Dopo il V sec. gli Autori ecclesiastici sono concordi nel ritenere ispirati i libri deuterocanonici dell’AT. Sono pochi coloro che dubitano della canonicità. In Oriente, nel VI sec., vi sono Leonzio di Bisanzio e Giunilio Africano; Giovanni Damasceno (sec. VIII) e Niceforo di Costantinopoli (sec.IX).  In Occidente gli autori, contrari a tutti o a parte dei deuterocanonici sono una quindicina. Tra essi ricordiamo Gregorio Magno (+604), Ugo di S. Vittore (sec. XII), Nicola di Lira (sec. XIV), Antonino di Firenze (sec. XV) e il Gaetano (sec. XVI).

È il Concilio di Trento che – raccogliendo la tradizione – nel 1546 – anno di definizione ufficiale del canone[6] - accetta definitivamente i deuterocanonici. Da allora nessun cattolico ha più messo in dubbio la canonicità dei deuterocanonici.

Concludendo, possiamo dire che gli scrittori ecclesiastici in linea generale confermano la canonicità dei deuterocanonici; confermano la tradizione apostolica nella Chiesa. Le voci discordanti, anche autorevoli, si spiegano con la polemica anti-giudaica e il giusto timore per gli apocrifi.

____

[1] Così troviamo il «Noi» divino in Gen 3,22; 9,15; 19,13. Anche in Gen 11,7 (torre di Babele) il proposito divino è espresso al plurale, cioè in modo maiestatico: «Scendiamo e confondiamo la loro lingua…».

[2] In realtà questo testo non è un racconto, poiché il genere letterario è quello dell’inno. L’AT, dunque, si apre con un inno a Dio per la bellezza e la bontà della creazione!

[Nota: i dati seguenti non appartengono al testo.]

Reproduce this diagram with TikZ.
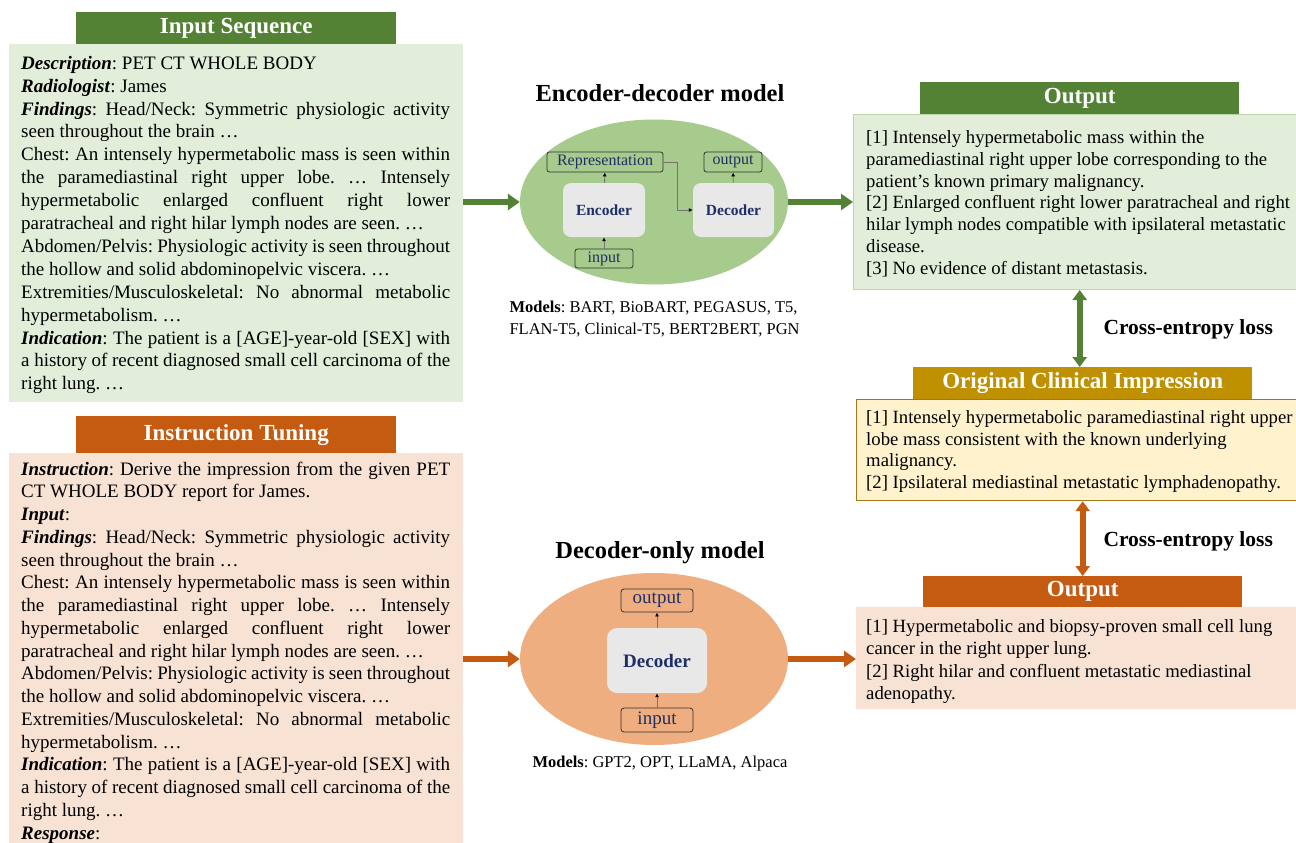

[3] Si noti che troviamo la categoria nel tempo nel primo giorno (Dio separa la luce dalle tenebre – v. 3 -, ossia dà inizio ai “giorni”), nell’ultimo giorno (il settimo: il sabato, creatura “speciale”) e, al centro, nel quarto, ove si ha la creazione del sole, della luna e delle stelle. Per la Bibbia il tempo (che è una creatura) è molto importante, perché in esso si può incontrare Dio.

[4] Si ricordi che nel mondo orientale il re era l’«immagine» di Dio, cioè lo rappresentava. In un certo qual modo dicendo che ogni uomo è «immagine di Dio», e non solo il re, vuol dire che ogni uomo ha una dignità regale, in forza della quale “gestisce” saggiamente la creazione e, allo stesso tempo, vive la vocazione dell’amore con i suoi pari.

[5] In 1Cor 8,6 leggiamo: «... per noi c’è un solo Dio, il Padre, dal quale tutto proviene e noi siamo per lui; e un solo Signore Gesù Cristo, in virtù del quale esistono tutte le cose e noi esistiamo per lui». Il Padre appare come la fonte ultima e Cristo è il mediatore, cioè per mezzo di lui tutto è stato fatto. Se la salvezza ha la sua origine fontale dal Padre («E’ stato Dio [Padre] infatti a riconciliare in sé il mondo in Cristo...» - 2Cor 5,19) e si realizza mediante Gesù, lo stesso ordine si ha nella creazione: l’origine fontale rimane il Padre; e, come Cristo è mediatore nella salvezza, così la creazione avviene mediante il Figlio (cfr. anche Gv 1,3.10; Eb 1,2-3).

[6] Si dovuto procedere ad una definizione ufficiale del canone perché i protestanti contestavano quello tradizionalmente recepito nella Chiesa cattolica. E’ nota, infatti, la preferenza dei protestanti per il canone ebraico.